In the last two years, organisations experienced three and a half disruptions on average. Three-quarters of respondents (76%) reported that their most serious disruption had a medium-to-high impact on operations, disrupting critical business processes and services and causing downstream financial and reputational issues.

 

The global COVID-19 pandemic, employee retention and recruitment, supply chain disruption or failure, technology disruption or failure, and cyberattack are the top five reported disruptions.

 

Excluding the pandemic, supply chain disruptions had the greatest financial and non-monetary impact on organisations, and they have more than doubled since 2019, according to the report. More than half (60%) of organisations were most concerned about experiencing a similar disruption again if their most serious disruption was supply chain-related.

 

While 70% of business leaders are confident in their ability to recover from various disruptions, survey results show that many organisations lack the foundational resilience elements required for success.

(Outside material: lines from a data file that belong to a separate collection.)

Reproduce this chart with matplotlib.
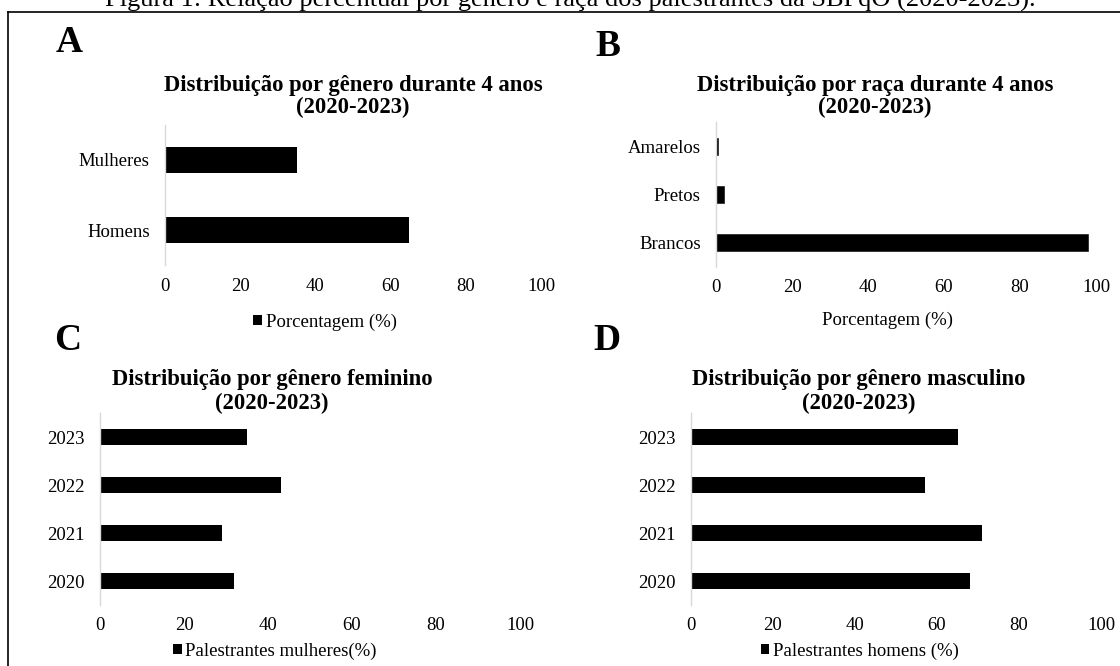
import matplotlib
matplotlib.use("Agg")
import matplotlib.pyplot as plt
from matplotlib.lines import Line2D

plt.rcParams['font.family'] = ['Liberation Serif', 'DejaVu Serif']

# ---------------- data ----------------
gender_labels = ["Homens", "Mulheres"]
gender_values = [65, 35]

race_labels = ["Brancos", "Pretos", "Amarelos"]
race_values = [98, 2, 0.4]

years = ["2020", "2021", "2022", "2023"]
female_values = [32, 29, 43, 35]
male_values = [68, 71, 57, 65]

x_ticks = [0, 20, 40, 60, 80, 100]

caption = "Figura 1: Relação percentual por gênero e raça dos palestrantes da SBPqO (2020-2023)."
titles = {
    "A": ("Distribuição por gênero durante 4 anos", "(2020-2023)"),
    "B": ("Distribuição por raça durante 4 anos", "(2020-2023)"),
    "C": ("Distribuição por gênero feminino", "(2020-2023)"),
    "D": ("Distribuição por gênero masculino", "(2020-2023)"),
}
legend_A = "Porcentagem (%)"
xlabel_B = "Porcentagem (%)"
legend_C = "Palestrantes mulheres(%)"
legend_D = "Palestrantes homens (%)"

# ---------------- layout ----------------
W, H = 1120, 666
fig = plt.figure(figsize=(W / 100, H / 100), dpi=100)
fig.patch.set_facecolor("white")


def fx(x):
    return x / W


def fy(y):
    return 1 - y / H


def px_axes(x0, x1, ytop, ybot):
    return fig.add_axes([fx(x0), fy(ybot), (x1 - x0) / W, (ybot - ytop) / H])


TICK_FS = 13.5
GRID_GREY = "#d9d9d9"


def style_axes(ax, ncat):
    ax.set_xlim(0, 100)
    ax.set_ylim(-0.5, ncat - 0.5)
    ax.set_xticks(x_ticks)
    for s in ["top", "right", "bottom"]:
        ax.spines[s].set_visible(False)
    ax.spines["left"].set_color(GRID_GREY)
    ax.spines["left"].set_linewidth(1.0)
    ax.tick_params(axis="both", length=0, labelsize=TICK_FS, colors="black")
    ax.tick_params(axis="x", pad=9)
    ax.tick_params(axis="y", pad=11)
    ax.set_facecolor("none")


def add_legend(ax, handle, label, xc, yc):
    leg = ax.legend([handle], [label], loc="center",
                    bbox_to_anchor=(fx(xc), fy(yc)), bbox_transform=fig.transFigure,
                    frameon=False, fontsize=TICK_FS, handlelength=0.45, handleheight=0.45,
                    handletextpad=0.2, borderpad=0, borderaxespad=0)
    return leg


# Panel A
axA = px_axes(165, 541, 125, 265)
barsA = axA.barh(gender_labels, gender_values, height=0.36, color="black")
style_axes(axA, len(gender_labels))
add_legend(axA, barsA, legend_A, 325, 322)

# Panel B
axB = px_axes(716, 1096, 122, 267)
axB.barh(race_labels, race_values, height=0.35, color="black", edgecolor="black", linewidth=0.4)
style_axes(axB, len(race_labels))
fig.text(fx(887), fy(320), xlabel_B, ha="center", va="center", fontsize=TICK_FS)

# Panel C
axC = px_axes(100, 520, 413, 605)
barsC = axC.barh(years, female_values, height=0.35, color="black")
style_axes(axC, len(years))
add_legend(axC, barsC, legend_C, 275, 651)

# Panel D
axD = px_axes(691, 1101, 413, 605)
barsD = axD.barh(years, male_values, height=0.35, color="black")
style_axes(axD, len(years))
add_legend(axD, barsD, legend_D, 860, 651)

# Titles
TITLE_FS = 16.25
title_pos = {"A": (353, 86, 107), "B": (875, 86, 107), "C": (272, 380, 403), "D": (859, 380, 403)}
for k, (l1, l2) in titles.items():
    xc, y1, y2 = title_pos[k]
    fig.text(fx(xc), fy(y1), l1, ha="center", va="center", fontsize=TITLE_FS, fontweight="bold")
    fig.text(fx(xc), fy(y2), l2, ha="center", va="center", fontsize=TITLE_FS, fontweight="bold")

# Panel letters
letter_pos = {"A": (69, 43), "B": (608, 46), "C": (68, 340), "D": (607, 340)}
for k, (xc, yc) in letter_pos.items():
    fig.text(fx(xc), fy(yc), k, ha="center", va="center", fontsize=27, fontweight="bold")

# Caption (its top is cut off by the frame edge, as in the reference)
fig.text(fx(570), fy(7), caption, ha="center", va="baseline", fontsize=19)

# Border (top and left)
fig.add_artist(Line2D([fx(8), 1.0], [fy(11.7), fy(11.7)], color="black", lw=1.2,
                      transform=fig.transFigure))
fig.add_artist(Line2D([fx(8), fx(8)], [fy(11.7), 0.0], color="black", lw=1.2,
                      transform=fig.transFigure))

fig.savefig("out.png", dpi=100, facecolor="white")
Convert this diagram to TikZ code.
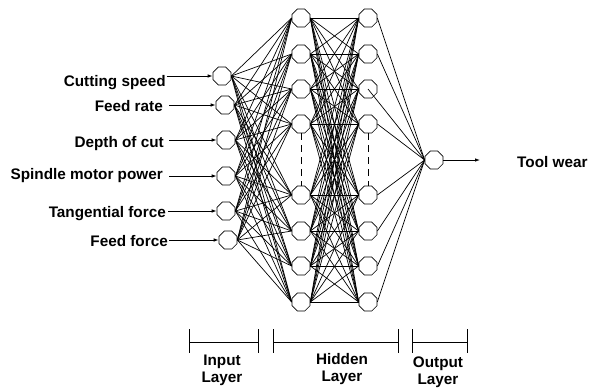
\documentclass[tikz,border=0pt]{standalone}
\usepackage{fontspec}
\setmainfont{Liberation Sans}
\usetikzlibrary{shapes.geometric,arrows.meta}
\begin{document}
\begin{tikzpicture}[x=1pt,y=-1pt,
  neuron/.style={draw,regular polygon,regular polygon sides=8,minimum size=19.5pt,inner sep=0pt,line width=0.7pt},
  conn/.style={line width=0.7pt},
  lab/.style={font=\bfseries\fontsize{15.3}{17}\selectfont,inner sep=0pt},
  inarrow/.style={line width=0.75pt,-{Latex[length=5pt,width=3.5pt]}},
  dashline/.style={line width=0.7pt,dash pattern=on 7pt off 5pt},
  bracket/.style={line width=0.8pt}]
\useasboundingbox (0,0) rectangle (589,389);
% input nodes
\foreach \i/\x/\y in {1/222/76,2/225/105,3/226/140,4/226/176,5/226/211,6/228/240}
  \node[neuron] (i\i) at (\x,\y) {};
% hidden nodes
\foreach \j/\y in {1/18,2/54,3/89,4/124,5/195,6/231,7/266,8/302} {
  \node[neuron] (a\j) at (301,\y) {};
  \node[neuron] (b\j) at (368,\y) {};
}
% output node
\node[neuron] (o) at (434,160) {};
% connections
\foreach \i in {1,...,6} \foreach \j in {1,...,8} \draw[conn] (i\i.east) -- (a\j.west);
\foreach \i in {1,...,8} \foreach \j in {1,...,8} \draw[conn] (a\i.east) -- (b\j.west);
\foreach \j in {1,2,4,5,6,7,8} \draw[conn] (b\j.east) -- (o.west);
\draw[conn] (b3.center) -- (o.west);
% dashed continuation
\draw[dashline] (a4.south) -- (a5.north);
\draw[dashline] (b4.south) -- (b5.north);
% input labels
\node[lab,anchor=base east] (l1) at (166,86) {Cutting speed};
\node[lab,anchor=base east] (l2) at (163,111) {Feed rate};
\node[lab,anchor=base east] (l3) at (164,147) {Depth of cut};
\node[lab,anchor=base east] (l4) at (163,179) {Spindle motor power};
\node[lab,anchor=base east] (l5) at (166,217) {Tangential force};
\node[lab,anchor=base east] (l6) at (168,246) {Feed force};
\draw[inarrow] ([xshift=0.5pt]l1.east |- i1.west) -- (i1.west);
\draw[inarrow] ([xshift=6pt]l2.east |- i2.west) -- (i2.west);
\draw[inarrow] ([xshift=5pt]l3.east |- i3.west) -- (i3.west);
\draw[inarrow] ([xshift=6pt]l4.east |- i4.west) -- (i4.west);
\draw[inarrow] ([xshift=2pt]l5.east |- i5.west) -- (i5.west);
\draw[inarrow] ([xshift=1pt]l6.east |- i6.west) -- (i6.west);
% output
\coordinate (oe) at (480,160);
\draw[inarrow] (o.east) -- (oe);
\node[lab,anchor=base west] (tw) at (517,167) {Tool wear};
% layer brackets
\draw[bracket] (189,329) -- (189,353) (189,342) -- (258,342) (258,329) -- (258,353);
\draw[bracket] (273,329) -- (273,353) (273,342) -- (398,342) (398,329) -- (398,353);
\draw[bracket] (412,329) -- (412,353) (412,342) -- (467,342) (467,329) -- (467,353);
\node[lab,align=center,anchor=north] (tin) at (222,354.5) {Input\\Layer};
\node[lab,align=center,anchor=north] (thid) at (342,353.5) {Hidden\\Layer};
\node[lab,align=center,anchor=north] (tout) at (438,356.5) {Output\\Layer};
\end{tikzpicture}
\end{document}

This confidence gap exposes organisations to risk, especially when the disruption spotlight is solely on them rather than broader global or sector challenges.

 

The survey data revealed three major trends driving what PwC refers to as a resilience revolution:

Business leaders overestimate Integration: For today’s organisations, an integrated resilience programme is essential.

It is no longer sufficient for organisations to address today’s complex and interconnected risks in silos. Businesses are actively moving towards an integrated resilience approach, centrally governing and aligning multiple resilience capabilities around protecting what matters most, and embedding the programme into operations and corporate culture.

 

Business leaders overestimate Leadership: Thriving in a precrisis environment necessitates an executive leader and highly skilled teams.

A successful resilience strategy and programme require: (1) C-suite executive sponsorship; (2) a programme leader with clear responsibility; and (3) a skilled team to do the day-to-day work.

 

Business leaders overestimate Operational Resilience: It is critical to build operational resilience in the organisation around programme approaches.

Organisations must strengthen their operational resilience (OpRes) and ensure that enterprise planning and preparation are part of a larger, continuous cycle. Many businesses are adopting the core principles of an OpRes approach as they integrate their resilience programmes, focusing on protecting what matters most and prioritising investment based on what is critical to their organisation and stakeholders. This enables organisations to manage risks with high reliability while also increasing efficiency.

 

Those who have transitioned to an integrated resilience programme are significantly ahead in many core elements of OpRes, such as risk and threat assessment processes, exercising and testing, and service and process dependency mapping, allowing companies to build a robust corporate immune system that allows an organisation to adapt, flex, and move forward stronger.

 

According to the findings of PwC’s 2023 Global Crisis and Resilience Survey, 1,812 business leaders from 42 countries and industries shared their observations between September and November 2022.